* _What the task requires_
Output the material beneath exactly, leaving nothing out.

* _Data section_
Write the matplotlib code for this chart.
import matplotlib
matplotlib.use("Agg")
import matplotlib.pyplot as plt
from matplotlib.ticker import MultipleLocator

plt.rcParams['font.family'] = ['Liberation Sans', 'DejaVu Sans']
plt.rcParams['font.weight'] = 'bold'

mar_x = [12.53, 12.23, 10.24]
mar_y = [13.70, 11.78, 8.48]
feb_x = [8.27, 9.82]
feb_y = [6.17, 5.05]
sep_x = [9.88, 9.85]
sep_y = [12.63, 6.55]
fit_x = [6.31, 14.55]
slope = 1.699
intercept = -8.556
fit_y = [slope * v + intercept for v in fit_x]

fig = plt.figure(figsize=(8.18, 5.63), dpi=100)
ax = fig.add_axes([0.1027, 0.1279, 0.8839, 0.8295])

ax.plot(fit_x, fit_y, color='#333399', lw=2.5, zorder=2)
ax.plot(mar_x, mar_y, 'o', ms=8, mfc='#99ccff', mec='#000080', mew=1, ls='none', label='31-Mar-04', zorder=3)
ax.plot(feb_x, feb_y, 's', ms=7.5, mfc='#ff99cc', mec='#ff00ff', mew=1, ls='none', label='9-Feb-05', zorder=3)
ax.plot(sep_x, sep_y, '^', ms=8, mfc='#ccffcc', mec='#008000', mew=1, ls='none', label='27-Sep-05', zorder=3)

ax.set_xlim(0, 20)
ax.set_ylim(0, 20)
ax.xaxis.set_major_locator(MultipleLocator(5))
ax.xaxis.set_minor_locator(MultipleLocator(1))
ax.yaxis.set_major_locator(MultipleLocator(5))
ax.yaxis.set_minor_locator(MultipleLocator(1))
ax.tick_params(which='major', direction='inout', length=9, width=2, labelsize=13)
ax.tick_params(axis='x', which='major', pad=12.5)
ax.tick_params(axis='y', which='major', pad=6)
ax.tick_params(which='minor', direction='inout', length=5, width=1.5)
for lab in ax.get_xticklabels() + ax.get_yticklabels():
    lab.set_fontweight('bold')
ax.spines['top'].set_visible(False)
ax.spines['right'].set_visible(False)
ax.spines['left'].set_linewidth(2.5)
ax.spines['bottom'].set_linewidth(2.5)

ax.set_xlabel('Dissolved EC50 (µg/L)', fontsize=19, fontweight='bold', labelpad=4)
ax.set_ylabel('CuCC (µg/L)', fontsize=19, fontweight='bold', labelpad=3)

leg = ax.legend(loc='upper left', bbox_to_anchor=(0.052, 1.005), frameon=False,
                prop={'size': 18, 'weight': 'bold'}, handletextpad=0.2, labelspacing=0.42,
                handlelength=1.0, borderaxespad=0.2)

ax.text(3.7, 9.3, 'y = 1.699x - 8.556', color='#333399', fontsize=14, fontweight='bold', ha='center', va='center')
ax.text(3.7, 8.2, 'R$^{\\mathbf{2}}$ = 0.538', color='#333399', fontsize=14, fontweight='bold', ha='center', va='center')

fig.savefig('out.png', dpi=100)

* _Task output_
Write the matplotlib code for this chart.
import matplotlib
matplotlib.use("Agg")
import matplotlib.pyplot as plt
from matplotlib.ticker import MultipleLocator

plt.rcParams['font.family'] = ['Liberation Sans', 'DejaVu Sans']
plt.rcParams['font.weight'] = 'bold'

mar_x = [12.53, 12.23, 10.24]
mar_y = [13.70, 11.78, 8.48]
feb_x = [8.27, 9.82]
feb_y = [6.17, 5.05]
sep_x = [9.88, 9.85]
sep_y = [12.63, 6.55]
fit_x = [6.31, 14.55]
slope = 1.699
intercept = -8.556
fit_y = [slope * v + intercept for v in fit_x]

fig = plt.figure(figsize=(8.18, 5.63), dpi=100)
ax = fig.add_axes([0.1027, 0.1279, 0.8839, 0.8295])

ax.plot(fit_x, fit_y, color='#333399', lw=2.5, zorder=2)
ax.plot(mar_x, mar_y, 'o', ms=8, mfc='#99ccff', mec='#000080', mew=1, ls='none', label='31-Mar-04', zorder=3)
ax.plot(feb_x, feb_y, 's', ms=7.5, mfc='#ff99cc', mec='#ff00ff', mew=1, ls='none', label='9-Feb-05', zorder=3)
ax.plot(sep_x, sep_y, '^', ms=8, mfc='#ccffcc', mec='#008000', mew=1, ls='none', label='27-Sep-05', zorder=3)

ax.set_xlim(0, 20)
ax.set_ylim(0, 20)
ax.xaxis.set_major_locator(MultipleLocator(5))
ax.xaxis.set_minor_locator(MultipleLocator(1))
ax.yaxis.set_major_locator(MultipleLocator(5))
ax.yaxis.set_minor_locator(MultipleLocator(1))
ax.tick_params(which='major', direction='inout', length=9, width=2, labelsize=13)
ax.tick_params(axis='x', which='major', pad=12.5)
ax.tick_params(axis='y', which='major', pad=6)
ax.tick_params(which='minor', direction='inout', length=5, width=1.5)
for lab in ax.get_xticklabels() + ax.get_yticklabels():
    lab.set_fontweight('bold')
ax.spines['top'].set_visible(False)
ax.spines['right'].set_visible(False)
ax.spines['left'].set_linewidth(2.5)
ax.spines['bottom'].set_linewidth(2.5)

ax.set_xlabel('Dissolved EC50 (µg/L)', fontsize=19, fontweight='bold', labelpad=4)
ax.set_ylabel('CuCC (µg/L)', fontsize=19, fontweight='bold', labelpad=3)

leg = ax.legend(loc='upper left', bbox_to_anchor=(0.052, 1.005), frameon=False,
                prop={'size': 18, 'weight': 'bold'}, handletextpad=0.2, labelspacing=0.42,
                handlelength=1.0, borderaxespad=0.2)

ax.text(3.7, 9.3, 'y = 1.699x - 8.556', color='#333399', fontsize=14, fontweight='bold', ha='center', va='center')
ax.text(3.7, 8.2, 'R$^{\\mathbf{2}}$ = 0.538', color='#333399', fontsize=14, fontweight='bold', ha='center', va='center')

fig.savefig('out.png', dpi=100)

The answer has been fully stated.